Anyone have experience with the seller carrying, say, 10% or so? I'd put 10% down while they carried another 10% Maybe you know where I can find more info on this? My main issue with this is curiosity of a typical bank response to this. Is this something a bank would run from? Thanks everyone!
If it's residential, the bank may not like it. But with a commercial loan, it's more common.
If it's a residential 1st mortgage, you could probably do a seller assist, it depends on what prepaids the mortgage company will allow them to assist you, it's usually 6% or less. And then you can maybe have the seller pay your side of the transfer tax to get it up a little.
That depends on what type of property you're talking about @Alex Tobias . For commercial mortgages, I typically see lenders allowing a 75% LTV and allowing a second mortgage to be held by the seller, so long as you are personally putting up at least 10% and all of the numbers still work from a cash flow perspective.
If you're talking about a residential mortgage, nope. Not gonna happen. Seller seconds are a thing of the past.
And as a reminder, in either case, if you do NOT disclose to your primary lender that you're having the seller finance a portion of your downpayment, that's considered mortgage fraud.
I thought we are in a commercial part of the site, but I may be wrong.
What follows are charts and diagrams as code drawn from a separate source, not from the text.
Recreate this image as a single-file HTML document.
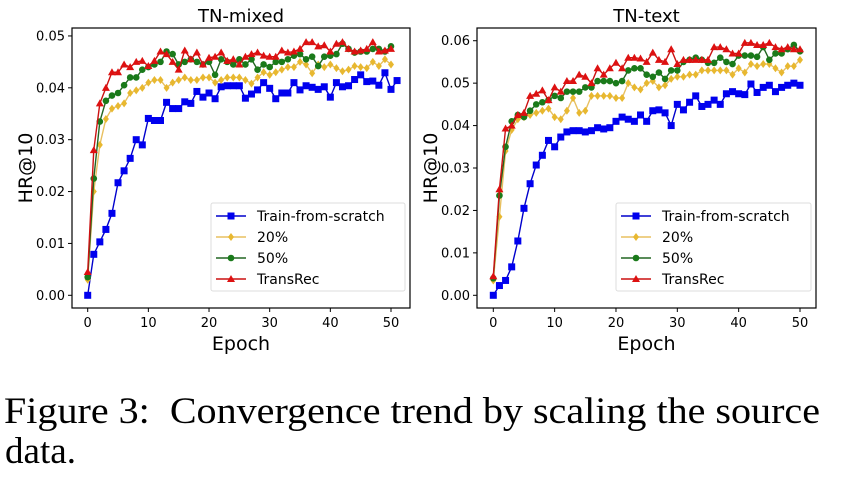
<!DOCTYPE html>
<html><head><meta charset="utf-8"><style>
html,body{margin:0;padding:0;background:#fff;width:844px;height:502px;overflow:hidden}
svg{display:block}
</style></head><body>
<svg id="fig" width="844" height="502" viewBox="0 0 844 502" xmlns="http://www.w3.org/2000/svg" font-family="'DejaVu Sans','Liberation Sans',sans-serif">
<text x="4" y="423" font-family="'Liberation Serif',serif" font-size="37" textLength="816" lengthAdjust="spacingAndGlyphs" xml:space="preserve">Figure 3:  Convergence trend by scaling the source</text>
<text x="5" y="463" font-family="'Liberation Serif',serif" font-size="37" textLength="71" lengthAdjust="spacingAndGlyphs">data.</text>
</svg>
<script>
const epochsLeft = [0,1,2,3,4,5,6,7,8,9,10,11,12,13,14,15,16,17,18,19,20,21,22,23,24,25,26,27,28,29,30,31,32,33,34,35,36,37,38,39,40,41,42,43,44,45,46,47,48,49,50,51];
const mixedScratch = [0,.0079,.0103,.0127,.0158,.0217,.024,.0264,.030,.029,.0341,.0337,.0337,.0372,.036,.036,.0373,.037,.0393,.0382,.039,.0379,.0402,.0404,.0404,.0404,.038,.0388,.0396,.041,.0399,.0379,.039,.039,.041,.0396,.0404,.0401,.0397,.0402,.0382,.041,.0402,.0404,.0416,.0425,.0412,.0413,.0405,.0429,.0397,.0414];
const mixed20 = [.003,.02,.029,.034,.036,.0365,.037,.039,.0395,.040,.041,.0415,.0415,.040,.041,.0415,.042,.0415,.0415,.042,.042,.041,.0415,.042,.042,.042,.0415,.0408,.042,.043,.0425,.043,.0435,.044,.044,.045,.0445,.0428,.0445,.044,.0445,.0438,.0432,.0435,.0442,.044,.0438,.045,.0442,.0455,.0445];
const mixed50 = [.0035,.0225,.0335,.0375,.0385,.039,.0405,.042,.042,.0435,.044,.0445,.045,.047,.0465,.0445,.045,.0455,.045,.0445,.045,.0425,.0455,.045,.0445,.0455,.0445,.0455,.0435,.0445,.044,.045,.045,.0455,.0462,.0465,.0455,.046,.0442,.046,.0462,.0465,.0485,.0475,.0468,.047,.047,.0475,.0475,.047,.048];
const mixedTrans = [.0045,.028,.037,.040,.043,.043,.0445,.044,.045,.0452,.0442,.0452,.047,.0465,.045,.0435,.0472,.0455,.0468,.0445,.0458,.046,.0468,.0452,.0455,.0445,.046,.0465,.0468,.0462,.046,.046,.0472,.0468,.047,.0475,.0488,.0488,.048,.0482,.047,.0485,.0488,.0475,.047,.0472,.0475,.0488,.047,.0472,.0475];
const textScratch = [0,.0023,.0035,.0067,.0128,.0205,.0263,.0307,.033,.0365,.035,.0373,.0385,.0388,.0388,.0385,.0388,.0395,.0392,.0395,.041,.042,.0415,.041,.0425,.041,.0435,.0437,.043,.040,.045,.0437,.0455,.047,.0445,.045,.046,.045,.0475,.048,.0475,.0473,.0498,.0478,.049,.0495,.048,.049,.0495,.050,.0495];
const text20 = [.0035,.0185,.034,.039,.0415,.042,.0425,.043,.0435,.044,.042,.0415,.0435,.0465,.043,.0435,.047,.047,.047,.047,.0465,.0465,.050,.049,.0485,.050,.0505,.049,.0495,.051,.0515,.0515,.052,.052,.053,.053,.053,.053,.053,.052,.0535,.0525,.0545,.054,.0545,.0545,.0535,.0525,.054,.054,.0555];
const text50 = [.004,.0235,.035,.041,.0425,.042,.0435,.045,.0455,.046,.047,.0465,.048,.048,.048,.049,.049,.0505,.0505,.0505,.050,.0505,.053,.0535,.0535,.052,.0515,.0525,.051,.053,.053,.055,.0555,.056,.0555,.0548,.0548,.056,.055,.0545,.0565,.0565,.0565,.0562,.0585,.0555,.057,.057,.058,.059,.0575];
const textTrans = [.0045,.025,.0393,.040,.0425,.043,.047,.0475,.0483,.046,.049,.048,.0505,.0505,.052,.0515,.050,.0535,.052,.0535,.0548,.0535,.056,.056,.0558,.055,.0572,.0555,.055,.058,.0545,.0555,.0555,.0555,.0555,.0555,.0585,.0585,.058,.057,.057,.0595,.0595,.059,.059,.0595,.0585,.058,.0585,.058,.058];
const xTicks = [0,10,20,30,40,50];
const yTicksLeft = [0,0.01,0.02,0.03,0.04,0.05];
const yTicksRight = [0,0.01,0.02,0.03,0.04,0.05,0.06];
const legendLabels = ["Train-from-scratch","20%","50%","TransRec"];

const NS="http://www.w3.org/2000/svg";
const svg=document.getElementById('fig');
function mk(tag,attrs,parent){const e=document.createElementNS(NS,tag);for(const k in attrs)e.setAttribute(k,attrs[k]);(parent||svg).appendChild(e);return e;}
const colors=['#0000ee','#e8b830','#1a7a1a','#dd1111'];
const lineCols=['#0000cc','#e8c060','#226622','#cc1111'];

function marker(g,type,x,y,c){
  if(type===0) return mk('rect',{x:x-3.5,y:y-3.5,width:7,height:7,fill:c},g);
  if(type===1) return mk('polygon',{points:`${x},${y-4} ${x+3},${y} ${x},${y+4} ${x-3},${y}`,fill:c},g);
  if(type===2) return mk('circle',{cx:x,cy:y,r:3.3,fill:c},g);
  return mk('polygon',{points:`${x},${y-4} ${x+4},${y+3} ${x-4},${y+3}`,fill:c},g);
}

function chart(cfg){
  const g=mk('g',{});
  
  
  const xs=v=>cfg.x0+(v-0)*(cfg.x50-cfg.x0)/50;
  const ys=v=>cfg.y0-v*cfg.perUnit;
  const fr=mk('rect',{x:cfg.L,y:cfg.T,width:cfg.R-cfg.L,height:cfg.B-cfg.T,fill:'none',stroke:'#000','stroke-width':1.2},g);
  
  
  const t=mk('text',{x:(cfg.L+cfg.R)/2,y:22,'text-anchor':'middle','font-size':18},g);t.textContent=cfg.title;
  
  
  xTicks.forEach(v=>{const x=xs(v);mk('line',{x1:x,x2:x,y1:cfg.B,y2:cfg.B+4,stroke:'#000'},g);
    const tx=mk('text',{x:x,y:cfg.B+19,'text-anchor':'middle','font-size':13},g);tx.textContent=v;
    
    });
  cfg.yTicks.forEach(v=>{const y=ys(v);mk('line',{x1:cfg.L-4,x2:cfg.L,y1:y,y2:y,stroke:'#000'},g);
    const ty=mk('text',{x:cfg.L-7,y:y+4.5,'text-anchor':'end','font-size':13},g);ty.textContent=v.toFixed(2);
    
    });
  const xl=mk('text',{x:(cfg.L+cfg.R)/2,y:350,'text-anchor':'middle','font-size':19},g);xl.textContent='Epoch';
  
  
  const yl=mk('text',{x:0,y:0,'text-anchor':'middle','font-size':19,transform:`translate(${cfg.L-40},${(cfg.T+cfg.B)/2}) rotate(-90)`},g);yl.textContent='HR@10';
  
  
  cfg.series.forEach((s,i)=>{
    const sg=mk('g',{},g);
    
    
    const pts=s.map((v,k)=>xs(k)+','+ys(v)).join(' ');
    mk('polyline',{points:pts,fill:'none',stroke:lineCols[i],'stroke-width':1.4},sg);
    s.forEach((v,k)=>marker(sg,i,xs(k),ys(v),colors[i]));
  });
  const lg=mk('g',{},g);
  
  
  mk('rect',{x:cfg.lx,y:203,width:cfg.R-cfg.lx-5,height:88,fill:'#fff',stroke:'#ddd',rx:2},lg);
  legendLabels.forEach((l,i)=>{const y=216+i*21;
    mk('line',{x1:cfg.lx+5,x2:cfg.lx+35,y1:y,y2:y,stroke:lineCols[i],'stroke-width':1.5},lg);
    marker(lg,i,cfg.lx+20,y,colors[i]);
    const lt=mk('text',{x:cfg.lx+46,y:y+5,'font-size':14},lg);lt.textContent=l;
    
    });
}
chart({name:'tn-mixed-chart',title:'TN-mixed',L:72,R:410,T:28,B:308,x0:87.7,x50:391,y0:295.3,perUnit:5187,yTicks:yTicksLeft,lx:211,
  series:[mixedScratch,mixed20,mixed50,mixedTrans]});
chart({name:'tn-text-chart',title:'TN-text',L:477,R:816,T:28,B:308,x0:493.3,x50:800,y0:295.3,perUnit:4243,yTicks:yTicksRight,lx:616,
  series:[textScratch,text20,text50,textTrans]});
</script>
</body></html>
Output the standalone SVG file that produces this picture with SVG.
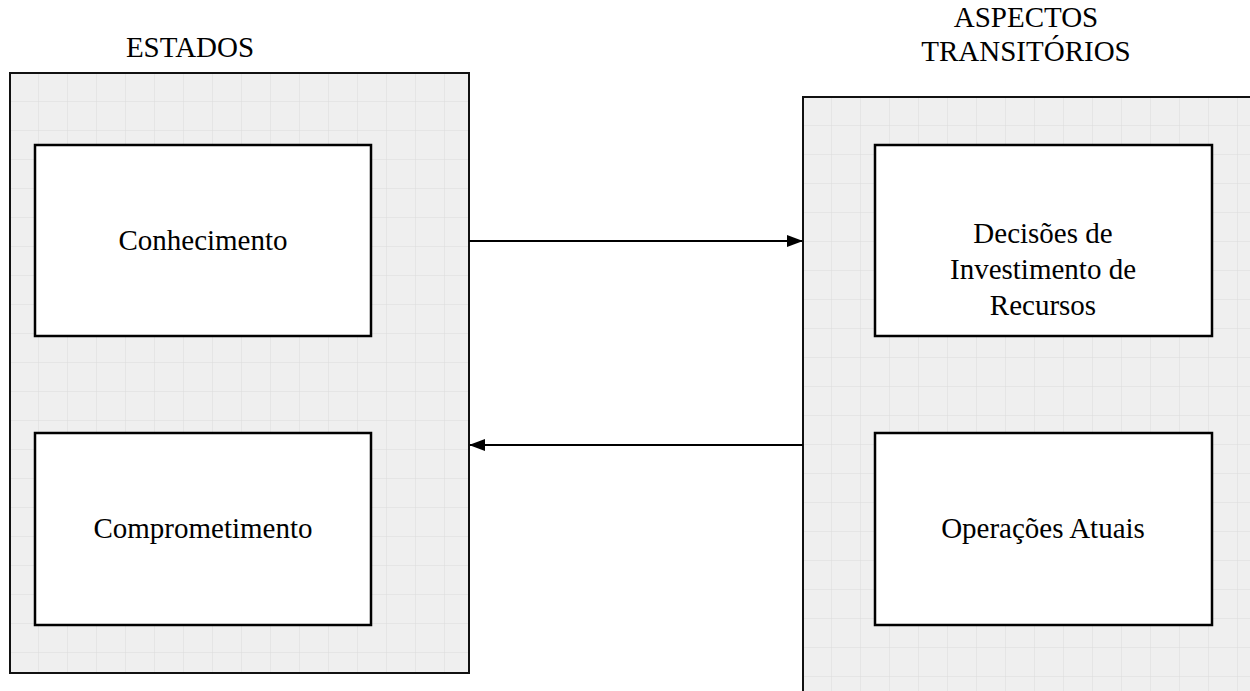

Yeah I meant for commercial.
Thanks @Dave Van Horn
@Matt Lefebvre So it sounds like banks aren't extremely concerned? It makes sense that they wouldn't be. If there was a problem, they'd keep the down payment. The biggest issue sounds like convincing the seller to have faith in the buyer. Good reminder to disclose it to the bank. I wouldn't have even thought about not doing that lol. Also we may be surprised if Trump repeals parts of the SAFE act
@Alex Tobias Commercial lenders still are concerned. In fact they're typically more concerned than their residential counterparts because houses by comparison are fairly easy to sell if it gets foreclosed on. If a commercial property gets foreclosed on, that's a much more niche market and they have to maintain some existing tenants (depending on the lease agreements and type of property).
The bank cares about their investment first and foremost. They want to make sure that the "quick sale price" of the property is never going to dip below the balance of the mortgage they carry. They also want to make sure the cashflow from the investment can support the debt service plus some extra cushion (that's where a DSCR comes in).
Because of the larger numbers, banks are typically willing to allow more creative financing terms, because they don't expect each and every customer to always have exactly the amount of cash needed.
Convincing the seller to lend your a portion of the money is definitely a big undertaking too. They have to evaluate whether or not you'll ever pay them back or if they get paid bank after the bank gets paid. Usually the mortgage they hold is "second position" (hence the term "seller second") so the bank gets their money back first.
Banks creative huh? Good to know. The only problem is I'm mainly a mobile home park investor and I've heard mostly that banks are mostly repelled by us to begin with lol. I say, "I'm interested in a loan for a mobile home p" and they hang up the phone lol
All good points. The 2nd on the seller wouldn't really have the property as collateral?
@Alex Tobias @Matt Lefebvre @Dave Van Horn @Adam Stacey great discussion guys.
Anyone ever negotiated with a seller to carry back an unsecured loan w/ a personal guarantee (instead of a secured second)? This would theoretically allow you to get higher leverage than the primary lender in 1st position would allow with a secured second.
From a sellers perspective, is a second mortgage was a bit of a false sense of security? If the buyer goes underwater and gives the property back to the bank or files chapter 7, the second won't be left with much regardless after all is said and done with the foreclosure. Wouldn't the seller see an unsecured loan with a personal guarantee as a reasonable alternative, especially if priced more attractively? More realistic for smaller buildings probably, but something I've been noodling over.
@James E. I believe the personal guarantee is built into the first or second mortgage anyway. In other words, if you get foreclosed on by the 1st position lender, they just don't take the place and you're off the hook. They can still sue you for the "deficiency", the amount still owed, not covered by the property value.
@Tom S. For commercial loans on 5+ units I think it usually depends on the loan size and lender? Most loans under $1m will require a pg from primary, while most loans over $1m are non-recourse (especially if doing the freddie small balance program). For the second it would usually just be a negotiation point.
@James E. All of my mortgages including commercial require a personal guarantee. Yes, they're under $1M. I've never inquired on the requirements for over $1M.
Back to the OP's point, for any 2nd position seller financed mortgages I've done (when buying), I always provided the lien and the PG, for added security.
@Tom S. Ok gotcha - good to know and thanks for the insight!
I agree with Tom, most lenders are going to want both. I know I would, and I'm a lender.